Citizen Curators' Two Cents: Worth Every Penny

By Robin Givhan
Washington Post Staff Writer
Sunday, December 23, 2007

NEW YORK -- The country's most prestigious fashion museum has invited the masses to serve as critics, historians and kibitzers in its new exhibition, "blog.mode: addressing fashion." The Costume Institute at the Metropolitan Museum of Art is opening its doors to bloggers. This warm, fuzzy egalitarian gesture makes the stomach roil and heave. Is elitism really all bad?

Visitors to the Costume Institute's subterranean galleries, where about 40 garments and accessories are on display, can post their opinions on the exhibition's blog using one of the on-site computers. Those who can't get to the museum can view the show online at www.blog.metmuseum.org/blogmode/ and post their comments. The exhibition, which runs through April 13, aims to encourage "critical and creative dialogue about fashion."

Soon after the blog went live, one person wondered in a post whether this was "the beginning of museum visitors having input on exhibitions."

Citizen curators? Let's hope not.

Given the tone of the debate -- or shouting matches -- on so many blogs, one might worry that visitors to "blog.mode" would use the exhibition as an opportunity to vent about the fashion industry's youth fixation, to bat around the role of sexual stereotypes or to debate the way beauty is defined and revered. But in many of the early posts, people spent the bulk of their time mooning about how they'd love to wear the clothes, as if they were browsing the Neiman Marcus Web site.

The items on display are all recent acquisitions and include Alexander McQueen's melancholy "oyster" gown with its yards of shredded fabric, Miguel Adrover's suit made from Quentin Crisp's discarded mattress ticking and a hand-made Rodarte dress with knife pleats and waterfall ruffles. Each piece represents a shift in the way fashion is produced, a change in the relationship between fashion and popular culture or another step in a designer's evolution. One of the most striking pieces is an extravagant gray gown from the first collection Olivier Theyskens created under the Nina Ricci label, in which he combines romantic exuberance with urban austerity.

There's no thematic link in the exhibition. The work of minimalists stands next to that of romantics, deconstructionists, surrealists and pragmatists. The result is a show with the herky-jerky flow of a compilation CD, but one that allows the viewer to parachute in and comment on a particularly stunning item -- a bird mask, a wooden corset, a bondage suit -- without having to worry so much about context or provenance.

And so far, there's none of the hoped-for dialogue among the posters, either. One visitor left a treatise on the need for the Costume Institute to pay more attention to menswear. Another person complained that the informational text accompanying each piece was poorly lit and difficult to read.

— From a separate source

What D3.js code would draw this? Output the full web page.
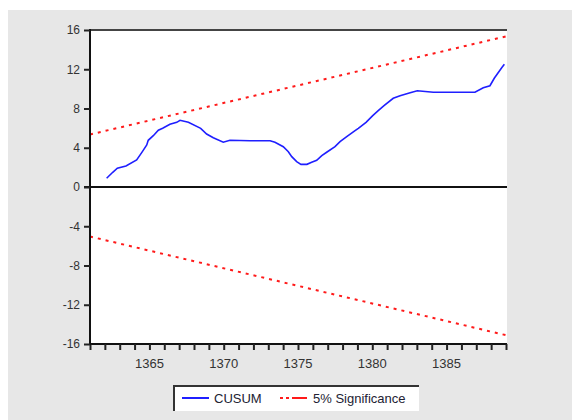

Museums need to be attuned to the communities they serve and should strive to attract as wide an audience as possible. Museums don't own culture, but they sort through it, rank it and attempt to make some sense of it. Theirs aren't the only valid points of view, but they are especially valued because they're the result of research, dispassionate analysis and intellectual curiosity.

Should your next-door neighbor's opinion of Rei Kawakubo sit side-by-side with the point of view of the Costume Institute's curator? Should they be given similar weight? Maintaining a degree of elitism is healthy for a museum and instructive for its visitors.

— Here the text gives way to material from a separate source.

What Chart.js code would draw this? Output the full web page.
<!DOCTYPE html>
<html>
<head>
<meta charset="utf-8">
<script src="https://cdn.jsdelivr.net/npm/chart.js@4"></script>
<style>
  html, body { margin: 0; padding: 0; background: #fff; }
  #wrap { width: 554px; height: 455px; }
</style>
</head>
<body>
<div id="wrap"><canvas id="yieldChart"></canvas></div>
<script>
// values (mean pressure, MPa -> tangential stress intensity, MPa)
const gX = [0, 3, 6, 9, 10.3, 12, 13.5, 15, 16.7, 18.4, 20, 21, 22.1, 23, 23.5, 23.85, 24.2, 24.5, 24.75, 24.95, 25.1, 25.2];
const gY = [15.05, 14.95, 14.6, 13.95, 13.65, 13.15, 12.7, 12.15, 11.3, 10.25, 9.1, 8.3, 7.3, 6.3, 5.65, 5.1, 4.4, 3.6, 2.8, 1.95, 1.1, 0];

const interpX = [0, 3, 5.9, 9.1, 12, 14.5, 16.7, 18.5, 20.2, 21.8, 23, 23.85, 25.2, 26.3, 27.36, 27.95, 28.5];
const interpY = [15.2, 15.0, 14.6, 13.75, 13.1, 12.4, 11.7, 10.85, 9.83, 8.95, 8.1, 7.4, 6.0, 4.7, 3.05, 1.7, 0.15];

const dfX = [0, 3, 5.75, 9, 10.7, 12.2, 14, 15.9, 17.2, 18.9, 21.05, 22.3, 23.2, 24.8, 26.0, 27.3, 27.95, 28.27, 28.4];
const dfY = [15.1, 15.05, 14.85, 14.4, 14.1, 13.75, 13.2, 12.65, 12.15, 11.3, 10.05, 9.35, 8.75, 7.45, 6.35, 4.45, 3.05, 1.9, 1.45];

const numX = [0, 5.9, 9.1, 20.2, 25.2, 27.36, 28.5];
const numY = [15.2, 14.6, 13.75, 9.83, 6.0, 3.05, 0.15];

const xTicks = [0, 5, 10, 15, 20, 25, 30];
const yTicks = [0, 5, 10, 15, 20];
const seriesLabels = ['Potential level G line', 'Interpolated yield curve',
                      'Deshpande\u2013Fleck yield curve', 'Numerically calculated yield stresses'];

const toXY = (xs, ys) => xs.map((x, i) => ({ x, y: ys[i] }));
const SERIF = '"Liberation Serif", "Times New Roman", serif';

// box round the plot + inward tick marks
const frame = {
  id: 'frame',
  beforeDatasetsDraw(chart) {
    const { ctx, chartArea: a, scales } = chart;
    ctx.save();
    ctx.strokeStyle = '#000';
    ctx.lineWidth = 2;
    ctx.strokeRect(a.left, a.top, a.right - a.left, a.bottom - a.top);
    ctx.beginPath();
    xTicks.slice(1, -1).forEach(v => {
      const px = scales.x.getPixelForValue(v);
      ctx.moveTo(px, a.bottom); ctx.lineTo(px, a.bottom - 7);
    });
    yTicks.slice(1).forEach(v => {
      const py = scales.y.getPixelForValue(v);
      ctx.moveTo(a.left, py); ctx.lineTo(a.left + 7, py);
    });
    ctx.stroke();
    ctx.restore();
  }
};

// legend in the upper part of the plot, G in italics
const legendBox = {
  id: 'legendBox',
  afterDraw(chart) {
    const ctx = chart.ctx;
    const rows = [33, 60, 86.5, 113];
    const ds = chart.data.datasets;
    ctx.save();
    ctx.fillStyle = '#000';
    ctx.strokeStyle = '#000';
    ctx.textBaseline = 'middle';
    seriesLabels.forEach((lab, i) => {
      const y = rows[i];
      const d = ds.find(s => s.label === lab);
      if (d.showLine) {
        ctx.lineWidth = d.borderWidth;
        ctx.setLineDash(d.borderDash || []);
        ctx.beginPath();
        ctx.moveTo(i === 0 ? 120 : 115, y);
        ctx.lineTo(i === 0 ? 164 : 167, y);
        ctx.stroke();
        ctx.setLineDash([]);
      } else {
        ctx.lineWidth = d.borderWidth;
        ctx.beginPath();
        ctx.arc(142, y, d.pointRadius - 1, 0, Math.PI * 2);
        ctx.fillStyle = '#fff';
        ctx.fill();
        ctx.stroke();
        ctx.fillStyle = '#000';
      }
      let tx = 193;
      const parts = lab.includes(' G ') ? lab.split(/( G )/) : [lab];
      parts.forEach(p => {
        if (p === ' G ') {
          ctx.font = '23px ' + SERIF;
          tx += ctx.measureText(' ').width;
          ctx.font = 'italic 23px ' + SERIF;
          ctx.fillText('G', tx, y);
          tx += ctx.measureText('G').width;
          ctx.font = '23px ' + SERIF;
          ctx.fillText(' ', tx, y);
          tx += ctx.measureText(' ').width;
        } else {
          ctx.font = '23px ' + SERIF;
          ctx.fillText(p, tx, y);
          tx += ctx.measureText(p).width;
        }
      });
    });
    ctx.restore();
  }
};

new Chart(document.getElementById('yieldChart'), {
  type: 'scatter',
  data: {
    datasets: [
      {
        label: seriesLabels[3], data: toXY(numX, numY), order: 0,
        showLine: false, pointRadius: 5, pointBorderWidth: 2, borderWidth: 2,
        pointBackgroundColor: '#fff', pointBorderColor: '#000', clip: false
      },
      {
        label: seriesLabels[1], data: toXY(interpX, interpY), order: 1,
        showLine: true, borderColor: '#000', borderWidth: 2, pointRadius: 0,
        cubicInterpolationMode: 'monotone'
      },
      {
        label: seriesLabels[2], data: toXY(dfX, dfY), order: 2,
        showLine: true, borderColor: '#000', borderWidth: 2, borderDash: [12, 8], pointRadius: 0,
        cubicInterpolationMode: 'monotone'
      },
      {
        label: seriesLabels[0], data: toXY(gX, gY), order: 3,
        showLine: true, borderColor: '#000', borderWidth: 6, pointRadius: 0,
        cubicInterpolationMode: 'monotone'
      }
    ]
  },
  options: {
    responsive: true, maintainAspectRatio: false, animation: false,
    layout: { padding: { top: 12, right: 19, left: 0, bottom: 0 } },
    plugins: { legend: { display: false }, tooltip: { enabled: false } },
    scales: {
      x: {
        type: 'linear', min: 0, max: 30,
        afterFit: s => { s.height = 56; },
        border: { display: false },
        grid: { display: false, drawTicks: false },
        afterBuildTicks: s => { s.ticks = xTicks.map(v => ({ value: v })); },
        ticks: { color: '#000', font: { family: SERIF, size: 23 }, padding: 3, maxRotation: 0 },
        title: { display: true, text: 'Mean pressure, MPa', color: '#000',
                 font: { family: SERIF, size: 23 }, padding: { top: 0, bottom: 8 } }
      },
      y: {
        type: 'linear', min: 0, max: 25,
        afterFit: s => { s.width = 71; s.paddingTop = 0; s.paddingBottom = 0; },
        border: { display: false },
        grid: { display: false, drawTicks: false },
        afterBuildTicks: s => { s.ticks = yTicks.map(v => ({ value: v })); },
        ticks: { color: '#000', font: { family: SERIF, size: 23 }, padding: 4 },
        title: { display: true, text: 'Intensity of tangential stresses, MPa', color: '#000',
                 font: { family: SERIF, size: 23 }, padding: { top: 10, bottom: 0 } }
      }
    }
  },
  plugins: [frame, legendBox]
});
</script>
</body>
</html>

Viewers at fashion exhibitions often feel a special kinship to the items on display. The most common observation is along the lines of: "I have something just like that in my closet!" It doesn't seem to matter if the exhibition is filled with panniers or pantaloons. Fashion, with its designer handbags, prestige fragrances and secondary lines, is democratic. The world of Rembrandt is not.

It's this theory that led the Costume Institute to introduce the blog. But oftentimes, it's precisely when people feel ownership over an art form or craft that their opinions about it become suspect. They're too invested. They're biased. Passion gets in the way of truth-telling.

There's nothing wrong with museums soliciting feedback from the very people they're trying to represent or reach, whether it's a community of fashion fanatics or a specific ethnic group. But raw, undigested feedback shouldn't be the guiding principal. Enlightenment should be the goal, not reassurance.

Political correctness and the march of technology argue that the Costume Institute should encourage lively banter on a blog dedicated to fashion. And, as with most blogs, there will surely be those flashes of insight that break through the nattering and make the whole endeavor seem worthwhile.

The Met goes to great pains to explain that what appears on the site doesn't reflect the position of the museum. But all the comments appear under a big banner that reads: The Metropolitan Museum of Art. Not just anyone should be able to scribble an opinion there. It should be an honor that's earned. And it should be more than: Nice dress.